START Provided records

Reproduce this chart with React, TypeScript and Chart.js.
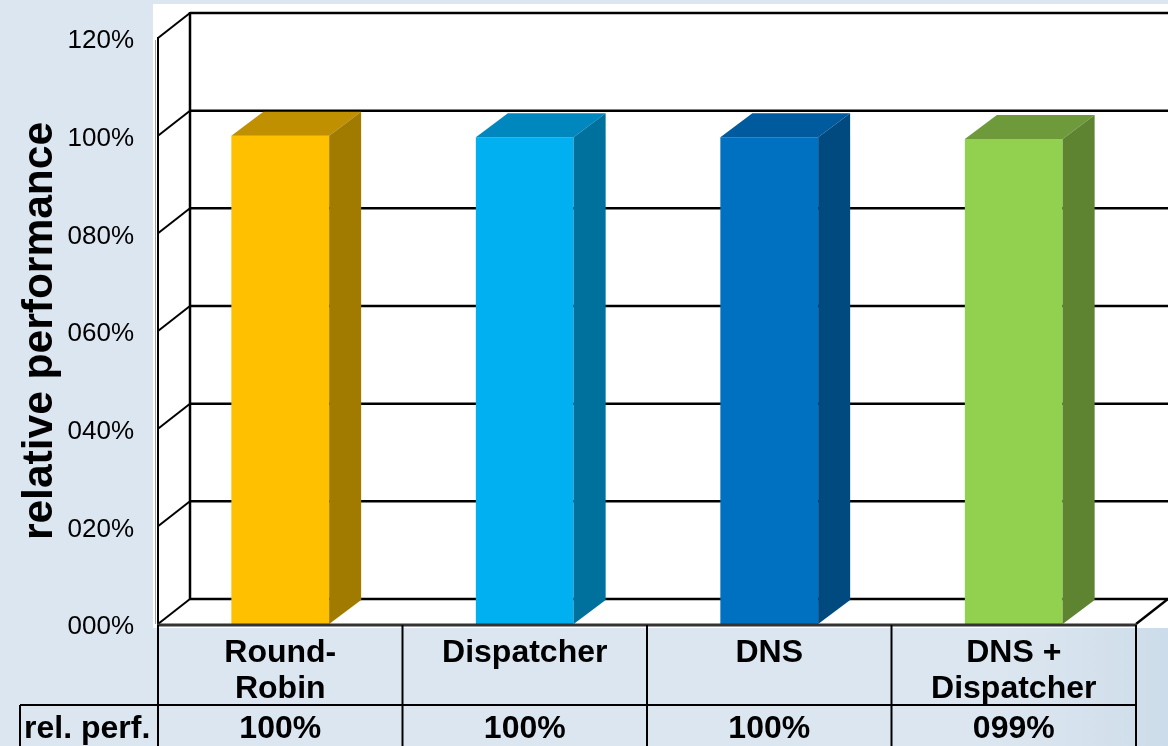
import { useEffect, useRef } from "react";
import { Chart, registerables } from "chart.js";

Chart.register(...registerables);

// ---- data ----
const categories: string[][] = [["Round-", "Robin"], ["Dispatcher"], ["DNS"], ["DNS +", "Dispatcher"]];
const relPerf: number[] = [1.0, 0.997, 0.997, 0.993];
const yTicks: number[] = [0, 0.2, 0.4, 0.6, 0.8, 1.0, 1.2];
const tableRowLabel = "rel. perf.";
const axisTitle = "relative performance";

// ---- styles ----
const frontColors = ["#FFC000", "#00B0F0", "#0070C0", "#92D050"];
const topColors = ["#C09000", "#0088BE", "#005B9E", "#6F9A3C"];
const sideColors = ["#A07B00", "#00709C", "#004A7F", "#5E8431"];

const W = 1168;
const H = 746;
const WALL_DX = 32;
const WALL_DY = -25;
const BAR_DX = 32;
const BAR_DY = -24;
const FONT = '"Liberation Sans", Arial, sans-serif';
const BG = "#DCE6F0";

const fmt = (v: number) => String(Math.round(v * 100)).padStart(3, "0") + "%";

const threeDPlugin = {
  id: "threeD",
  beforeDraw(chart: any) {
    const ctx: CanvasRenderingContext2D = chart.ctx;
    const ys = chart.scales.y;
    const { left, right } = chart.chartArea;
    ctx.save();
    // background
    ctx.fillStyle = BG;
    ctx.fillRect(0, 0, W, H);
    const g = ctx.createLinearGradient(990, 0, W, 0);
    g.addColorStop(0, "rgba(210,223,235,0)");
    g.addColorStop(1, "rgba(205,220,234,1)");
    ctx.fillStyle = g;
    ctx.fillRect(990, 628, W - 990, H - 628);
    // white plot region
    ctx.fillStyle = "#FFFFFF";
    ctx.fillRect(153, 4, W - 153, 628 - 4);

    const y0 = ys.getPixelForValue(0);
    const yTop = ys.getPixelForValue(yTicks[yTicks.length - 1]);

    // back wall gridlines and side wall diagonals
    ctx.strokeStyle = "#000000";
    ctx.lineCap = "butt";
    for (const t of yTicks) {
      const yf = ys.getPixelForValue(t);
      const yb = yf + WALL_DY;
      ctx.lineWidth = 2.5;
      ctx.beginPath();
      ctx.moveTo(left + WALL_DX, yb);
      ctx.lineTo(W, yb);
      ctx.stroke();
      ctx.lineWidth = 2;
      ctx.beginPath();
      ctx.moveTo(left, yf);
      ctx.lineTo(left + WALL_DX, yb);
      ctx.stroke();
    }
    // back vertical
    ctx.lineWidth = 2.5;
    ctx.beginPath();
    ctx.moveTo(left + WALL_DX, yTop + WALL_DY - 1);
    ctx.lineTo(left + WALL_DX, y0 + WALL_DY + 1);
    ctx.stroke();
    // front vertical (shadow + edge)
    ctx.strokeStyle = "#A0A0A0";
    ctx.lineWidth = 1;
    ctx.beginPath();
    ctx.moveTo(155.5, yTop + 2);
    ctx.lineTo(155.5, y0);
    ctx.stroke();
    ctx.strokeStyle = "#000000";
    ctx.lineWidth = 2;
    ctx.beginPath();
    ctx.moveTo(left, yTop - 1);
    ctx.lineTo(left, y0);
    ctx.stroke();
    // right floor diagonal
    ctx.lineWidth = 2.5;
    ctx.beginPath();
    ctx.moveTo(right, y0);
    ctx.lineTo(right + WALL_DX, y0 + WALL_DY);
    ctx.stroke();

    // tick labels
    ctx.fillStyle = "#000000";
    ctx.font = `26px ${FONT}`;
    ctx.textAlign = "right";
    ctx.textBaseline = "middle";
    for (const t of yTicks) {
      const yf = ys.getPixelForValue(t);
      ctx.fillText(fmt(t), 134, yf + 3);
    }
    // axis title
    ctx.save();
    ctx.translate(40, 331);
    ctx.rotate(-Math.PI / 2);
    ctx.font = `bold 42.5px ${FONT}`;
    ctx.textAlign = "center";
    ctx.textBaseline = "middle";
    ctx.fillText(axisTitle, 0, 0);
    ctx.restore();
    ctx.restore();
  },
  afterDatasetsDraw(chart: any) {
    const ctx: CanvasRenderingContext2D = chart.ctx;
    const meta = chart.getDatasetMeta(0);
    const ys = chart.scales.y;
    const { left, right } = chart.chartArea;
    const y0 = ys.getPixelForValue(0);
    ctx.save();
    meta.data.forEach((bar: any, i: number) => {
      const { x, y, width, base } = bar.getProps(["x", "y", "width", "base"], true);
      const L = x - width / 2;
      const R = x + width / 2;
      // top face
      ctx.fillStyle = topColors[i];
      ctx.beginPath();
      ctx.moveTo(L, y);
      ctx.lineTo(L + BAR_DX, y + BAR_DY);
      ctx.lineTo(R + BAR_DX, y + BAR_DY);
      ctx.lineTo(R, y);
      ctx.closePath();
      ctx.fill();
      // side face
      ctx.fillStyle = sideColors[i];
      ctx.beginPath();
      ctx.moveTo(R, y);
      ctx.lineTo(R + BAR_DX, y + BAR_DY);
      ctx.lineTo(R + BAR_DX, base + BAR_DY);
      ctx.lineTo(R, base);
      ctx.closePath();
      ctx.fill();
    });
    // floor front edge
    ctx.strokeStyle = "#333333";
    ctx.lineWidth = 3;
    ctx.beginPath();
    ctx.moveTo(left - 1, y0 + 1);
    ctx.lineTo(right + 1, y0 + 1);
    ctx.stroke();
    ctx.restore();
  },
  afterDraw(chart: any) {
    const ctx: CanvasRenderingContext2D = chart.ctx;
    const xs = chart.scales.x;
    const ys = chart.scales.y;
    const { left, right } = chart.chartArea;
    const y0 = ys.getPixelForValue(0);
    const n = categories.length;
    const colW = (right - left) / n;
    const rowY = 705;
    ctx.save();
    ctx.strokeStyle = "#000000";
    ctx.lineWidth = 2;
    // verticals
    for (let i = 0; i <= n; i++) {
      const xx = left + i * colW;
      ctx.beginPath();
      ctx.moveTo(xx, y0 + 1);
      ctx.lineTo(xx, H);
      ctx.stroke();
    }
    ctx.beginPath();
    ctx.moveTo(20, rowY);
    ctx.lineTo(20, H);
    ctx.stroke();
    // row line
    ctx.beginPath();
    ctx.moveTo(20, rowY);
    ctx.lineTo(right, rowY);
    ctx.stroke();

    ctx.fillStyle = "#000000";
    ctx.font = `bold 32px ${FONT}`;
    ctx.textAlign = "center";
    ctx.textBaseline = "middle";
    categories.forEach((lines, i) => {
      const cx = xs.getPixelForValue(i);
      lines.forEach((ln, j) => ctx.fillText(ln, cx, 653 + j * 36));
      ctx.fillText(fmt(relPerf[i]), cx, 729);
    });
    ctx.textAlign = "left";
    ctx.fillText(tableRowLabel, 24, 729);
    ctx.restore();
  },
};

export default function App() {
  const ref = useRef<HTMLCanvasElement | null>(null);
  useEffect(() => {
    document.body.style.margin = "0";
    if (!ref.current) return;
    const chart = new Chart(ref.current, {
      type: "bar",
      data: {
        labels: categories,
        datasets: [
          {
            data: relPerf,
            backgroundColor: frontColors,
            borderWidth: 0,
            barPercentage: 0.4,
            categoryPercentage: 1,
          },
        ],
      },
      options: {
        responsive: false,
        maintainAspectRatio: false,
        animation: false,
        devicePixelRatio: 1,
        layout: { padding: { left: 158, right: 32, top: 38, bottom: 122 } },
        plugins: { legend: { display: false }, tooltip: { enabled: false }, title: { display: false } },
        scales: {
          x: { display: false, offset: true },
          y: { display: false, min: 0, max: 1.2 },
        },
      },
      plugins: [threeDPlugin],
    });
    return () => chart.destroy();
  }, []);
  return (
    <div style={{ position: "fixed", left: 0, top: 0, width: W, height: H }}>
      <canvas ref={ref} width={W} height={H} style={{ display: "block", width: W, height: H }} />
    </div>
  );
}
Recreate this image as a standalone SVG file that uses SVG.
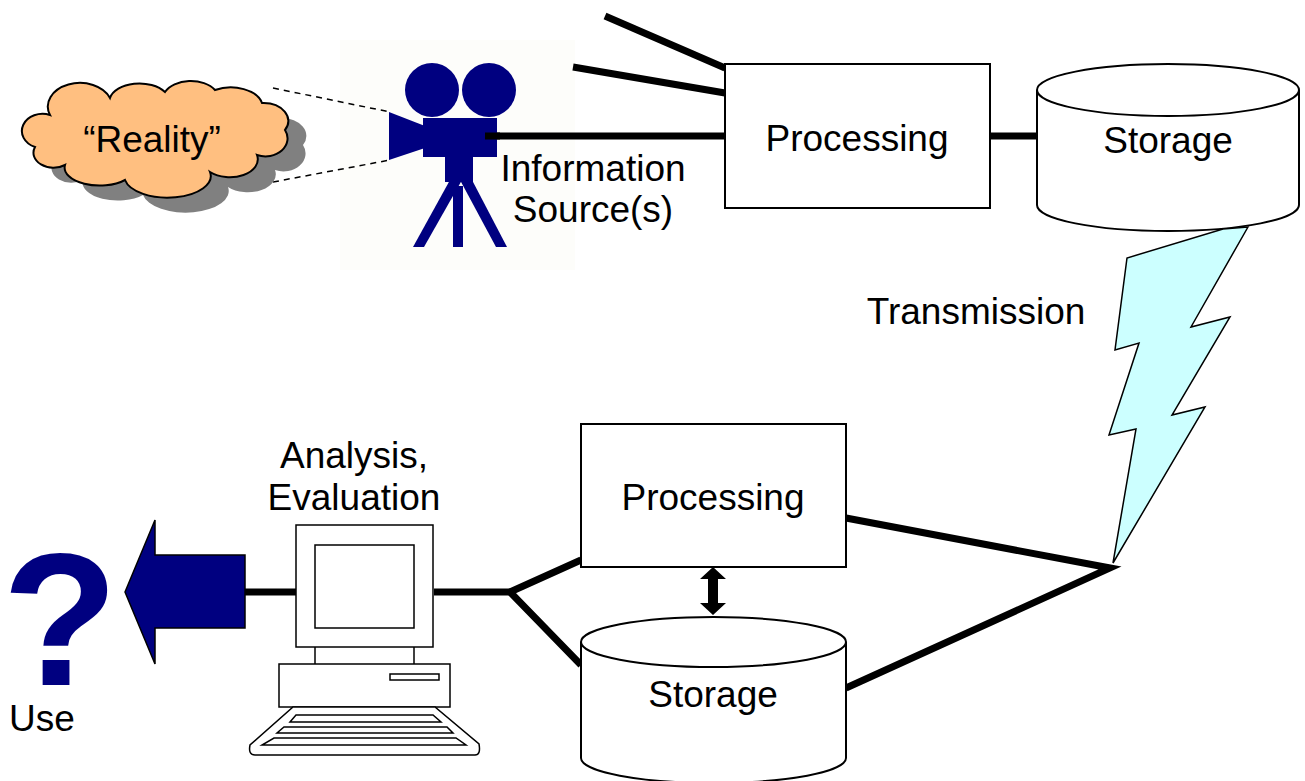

END Provided records

* Problem statement *
Please transcribe, word for word, every line from the first line of the records above through the line containing "const yTop = ys.getPixelForValue(yTicks[yTicks.length", and leave out any pictures.

* Solution below *
Reproduce this chart with React, TypeScript and Chart.js.
import { useEffect, useRef } from "react";
import { Chart, registerables } from "chart.js";

Chart.register(...registerables);

// ---- data ----
const categories: string[][] = [["Round-", "Robin"], ["Dispatcher"], ["DNS"], ["DNS +", "Dispatcher"]];
const relPerf: number[] = [1.0, 0.997, 0.997, 0.993];
const yTicks: number[] = [0, 0.2, 0.4, 0.6, 0.8, 1.0, 1.2];
const tableRowLabel = "rel. perf.";
const axisTitle = "relative performance";

// ---- styles ----
const frontColors = ["#FFC000", "#00B0F0", "#0070C0", "#92D050"];
const topColors = ["#C09000", "#0088BE", "#005B9E", "#6F9A3C"];
const sideColors = ["#A07B00", "#00709C", "#004A7F", "#5E8431"];

const W = 1168;
const H = 746;
const WALL_DX = 32;
const WALL_DY = -25;
const BAR_DX = 32;
const BAR_DY = -24;
const FONT = '"Liberation Sans", Arial, sans-serif';
const BG = "#DCE6F0";

const fmt = (v: number) => String(Math.round(v * 100)).padStart(3, "0") + "%";

const threeDPlugin = {
  id: "threeD",
  beforeDraw(chart: any) {
    const ctx: CanvasRenderingContext2D = chart.ctx;
    const ys = chart.scales.y;
    const { left, right } = chart.chartArea;
    ctx.save();
    // background
    ctx.fillStyle = BG;
    ctx.fillRect(0, 0, W, H);
    const g = ctx.createLinearGradient(990, 0, W, 0);
    g.addColorStop(0, "rgba(210,223,235,0)");
    g.addColorStop(1, "rgba(205,220,234,1)");
    ctx.fillStyle = g;
    ctx.fillRect(990, 628, W - 990, H - 628);
    // white plot region
    ctx.fillStyle = "#FFFFFF";
    ctx.fillRect(153, 4, W - 153, 628 - 4);

    const y0 = ys.getPixelForValue(0);
    const yTop = ys.getPixelForValue(yTicks[yTicks.length - 1]);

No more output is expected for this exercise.